Thereafter on February 8, the assistant government pleader placed on record a copy of the letter dated January 24 written by the Principal Secretary, Housing Department, Government of Maharashtra to the Under Secretary, Union Ministry of Home Affairs, and the office of the Additional Solicitor General sought time to take instructions. On March 8, the bench was informed that the matter is pending before the Union Ministry of Law and Justice. The bench therefore ordered that an affidavit be filed by the Ministry on the further course of action it proposed to take.

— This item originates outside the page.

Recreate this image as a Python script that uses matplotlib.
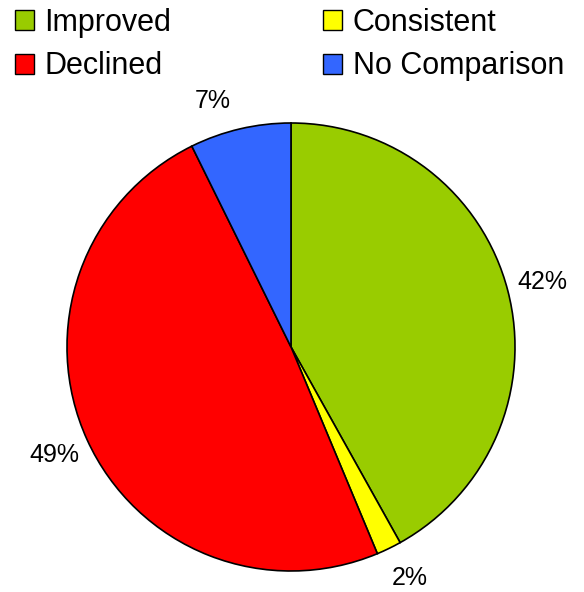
import matplotlib
matplotlib.use("Agg")
import matplotlib.pyplot as plt
from matplotlib.patches import Patch

plt.rcParams["font.family"] = ["Liberation Sans", "DejaVu Sans"]

categories = ["Improved", "Consistent", "Declined", "No Comparison"]
values = [41.9, 1.8, 49.0, 7.3]
colors = ["#99CC00", "#FFFF00", "#FF0000", "#3366FF"]

fig = plt.figure(figsize=(5.84, 5.92), dpi=100)
ax = fig.add_axes([67 / 584, 21 / 592, 448 / 584, 448 / 592])

wedges, texts, autotexts = ax.pie(
    values, colors=colors, startangle=90, counterclock=False,
    autopct=lambda p: f"{p:.0f}%", pctdistance=1.16,
    wedgeprops=dict(edgecolor="black", linewidth=1.2),
    textprops=dict(fontsize=18))
# labels of the thin slices are nudged, like the original
autotexts[3].set_position((-0.35, 1.10))
autotexts[1].set_position((0.53, -1.03))
ax.set_xlim(-1, 1)
ax.set_ylim(-1, 1)
ax.set_aspect("equal")

# legend: column-wise order
order = [0, 2, 1, 3]
handles = [Patch(facecolor=colors[i], edgecolor="black", linewidth=1) for i in order]
labels = [categories[i] for i in order]
fig.legend(handles, labels, ncol=2, loc="upper left", bbox_to_anchor=(0.012, 1.0),
           frameon=False, fontsize=22, handlelength=0.62, handleheight=0.62,
           handletextpad=0.36, columnspacing=4.95, labelspacing=0.45,
           borderaxespad=0.0, borderpad=0.25)

fig.savefig("out.png", dpi=100)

However, till date no such affidavit has been filed by the Ministry. Thereafter on April 5, a copy of the letter dated March 22 of the Union Ministry of Home Affairs addressed to the Principal Secretary, Housing Department of the state government was placed before the bench, and the assistant government pleader sought time to take instructions. Thereafter, on April 25, the counsel for the Union Government placed on record a letter dated March 30 before a division bench of Justices R.P. Mohite-Dere and Madhav J. Jamdar, which was sent by the Under Secretary to the union government and to the Additional Solicitor General.
The order of that date records that “[i]n the said letter in paragraph 3 it is stated that after the completion of inter-ministerial consultation, Ministry of Home Affairs processes the Bill alongwith comments of the nodal Ministries, for the consideration of the Hon’ble President of India for according his assent to the Bill/withholding his assent to the Bill/returning the Bill with Presidential Message.”
In spite of multiple directions and orders passed by the Bombay High Court, the developer till date has failed to comply with the directions and complete redevelopment of the building.
It was further submitted before the court that the Ministry has requested to take up the matter for filing of affidavit with Union Ministry of Law and Justice’s Department of Legal Affairs, and that the Ministry has called the concerned officers to discuss the matter with the Additional Secretary, Department of Legal Affairs vide the said letter. Time was sought by the counsel for the union government.
In the last eight months after the passing of the order dated October 8, 2021, the matter has been listed on six dates and on most of these dates, either the state government or the union government has sought adjournment on the grounds of on-going correspondence among various departments of the governments, and have placed document on record before the court in sealed envelopes.
It has been almost two years since the passing of the Bill in the Maharashtra state assembly, and it still awaits the President’s nod. Day by day, with the clock ticking, the desperation of occupants of these cessed buildings only worsens. The cost of the loss of time, money and human effort, especially in cases where there is broad agreement on the laws, is colossal.